Masih kurangnya milenial yang terlibat dalam dunia pertanian itu disebabkan karena di benak pemuda, citra petani dianggap masih jauh dari kesejahteraan. Belum lagi ketakutan akan mengalami gagal panen sedangkan modal yang digunakan di awal cukup besar.
Menanggapi hal tersebut, Ketua Duta Petani Milenial Sandi Octa Susila mengatakan anggapan tentang sektor pertanian yang tak mampu menghasilkan uang yang banyak adalah pemikiran yang keliru. Sebab, ia mencontohkan dirinya yang lima tahun berkecimpung di bidang tersebut telah mendapatkan hasil yang menguntungkan.
“Kalau enggak ada uangnya, saya ke sektor lain. Saya rasakan betul usaha yang saya jalankan memang kurang lebih udah 5 tahun,” kata Sandi di Graha BNPB, Jakarta Timur, Senin (23/11/2020).
Dia menceritakan awal mula dirinya untuk terjun menjadi wirausahawan di sektor pertanian. Saat itu dirinya hanya mempekerjakan 5 hingga 15 petani. Namun, dengan tekad dan kerja keras, kini ia sudah semakin mengembangkan pertaniannya.
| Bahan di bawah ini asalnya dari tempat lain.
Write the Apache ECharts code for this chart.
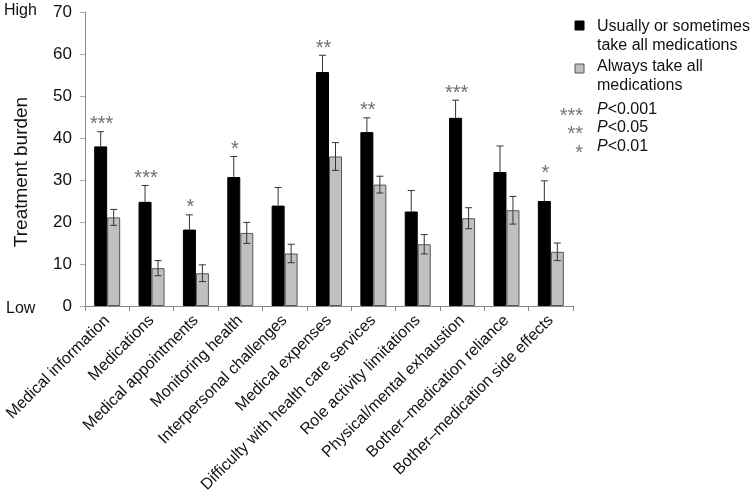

Di lahan seluas 98 hektare yang dikelolanya sudah ada 385 petani yang diajaknya bergabung.
“Alhamdulillah sekarang saya punya 385 petani. Karena kita memang ada beberapa aspek kerjasama. ada 98 hektare yang kita kelola lahan tersebut. Yang mengelola para petani,” ungkapnya.
Meski demikian, lulusan Institut Pertanian Bogor (IPB) itu tak menampik kesulitan yang dialaminya saat memulai membangun bisnis pertanian. Apalagi saat mengajak bekerjasama para petani di desanya yang seluruhnya berusia tua.
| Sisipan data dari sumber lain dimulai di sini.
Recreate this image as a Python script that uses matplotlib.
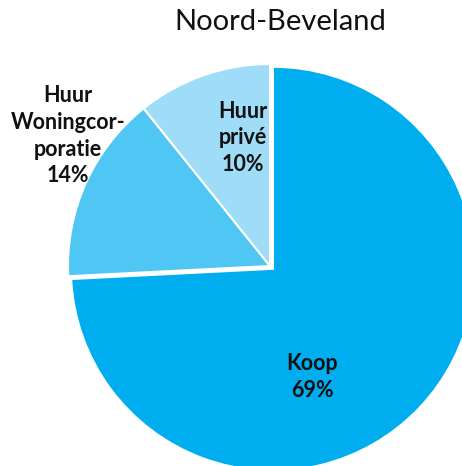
import matplotlib
matplotlib.use("Agg")
import matplotlib.pyplot as plt

title = "Noord-Beveland"
categories = ["Koop", "Huur\nWoningcor-\nporatie", "Huur\nprivé"]
values = [69, 14, 10]
colors = ["#00AEEF", "#4FC6F3", "#9EDCF8"]
explode = [0.02, 0, 0]

fig = plt.figure(figsize=(4.62, 4.66), dpi=100)
cx, cy, r = 270, 266, 202
W, H = 462, 466
ax = fig.add_axes([(cx - r) / W, (H - cy - r) / H, 2 * r / W, 2 * r / H])
wedges, _ = ax.pie(values, colors=colors, startangle=90, counterclock=False,
                   explode=explode, radius=1,
                   wedgeprops=dict(edgecolor="white", linewidth=1.5))
for w in wedges:
    w.set_clip_on(False)
ax.set_xlim(-1, 1)
ax.set_ylim(-1, 1)
ax.set_aspect("equal")
ax.axis("off")

label_pos = [(0.208, -0.55), (-1.0, 0.645), (-0.134, 0.635)]
for cat, v, (x, y) in zip(categories, values, label_pos):
    ax.text(x, y, f"{cat}\n{v}%", ha="center", va="center", fontsize=15.5,
            fontweight="bold", family="Lato", color="#111111", linespacing=1.33)

fig.text(280 / W, 1 - 22 / H, title, ha="center", va="center", fontsize=21,
         family="Lato", color="#111111")

fig.savefig("out.png", dpi=100)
Menurut Sandi, salah satu kendala yang dihadapinya yaitu generasi petani tua yang tak mampu menggunakan teknologi digital. Padahal, Ia mengaku telah berulang kali melatih petani namun tetap tidak bisa diadaptasi.
“Mereka hanya butuh kalimat sederhana dan bisa diimplementasi di lapangan. Jadi, bicara revolusi industri 4.0 itu tidak sampai,” ujarnya.
Untuk mengatasi masalah tersebut itulah, menurut Sandi, kenapa milenial dibutuhkan dalam sektor pertanian. Sebab, hanya milenial yang bisa cepat dalam mengadopsi industri 4.0 di sektor pertanian.
Sementara itu, Kementerian Pertanian (Kementan) juga terus mengajak para petani milenial untuk bergabung dalam era industri pertanian 4.0. Menteri Pertanian Syahrul Yasin Limpo (SYL) meminta generasi milenial pertanian agar dapat memanfaatkan paradigma baru dunia digital dalam mengembangkan dunia pertanian di Indonesia.
“Pertanian sekarang tak lagi sama dengan pertanian di masa lalu. Di era digital seperti sekarang sektor pertanian juga beradaptasi dengan teknologi 4.0 untuk menjawab tantangan ke depan. Di situlah peran serta generasi milenial,” ujarnya beberapa waktu lalu.
Hal serupa juga dipertegas oleh Kepala Badan Penyuluhan dan Pengembangan SDM Pertanian (BPPSDMP) Kementan, Dedi Nursyamsi saat memberikan Kuliah Umum yang digelar Kamis (19/11/2020), secara virtual. Menurutnya, sudah banyak petani milenial yang sukses setelah memanfaatkan pertanian 4.0.
“Misalnya ada petani milenial Indra Bachtiar yang punya Smart Green Farm dengan komoditas tomat ceri yang dikembangkan secara hidroponik. Ada juga 8 Villages yang punya banyak produk pertanian, buah, dan lainnya,” terang Dedi.
Dedi menjelaskan bahwa saat ini sudah banyak petani milenial yang menggunakan aplikasi yang bisa mendekatkan produsen dengan konsumen, atau petani dengan masyarakat.
“Masyarakat harus memenuhi kebutuhan pangannya. Dan dengan aplikasi, masyarakat tidak perlu datang ke pasar, kios, toko, dan lainnya. Mereka cukup order dan bayar melalui aplikasi maka pesanan akan datang ke rumah,” katanya.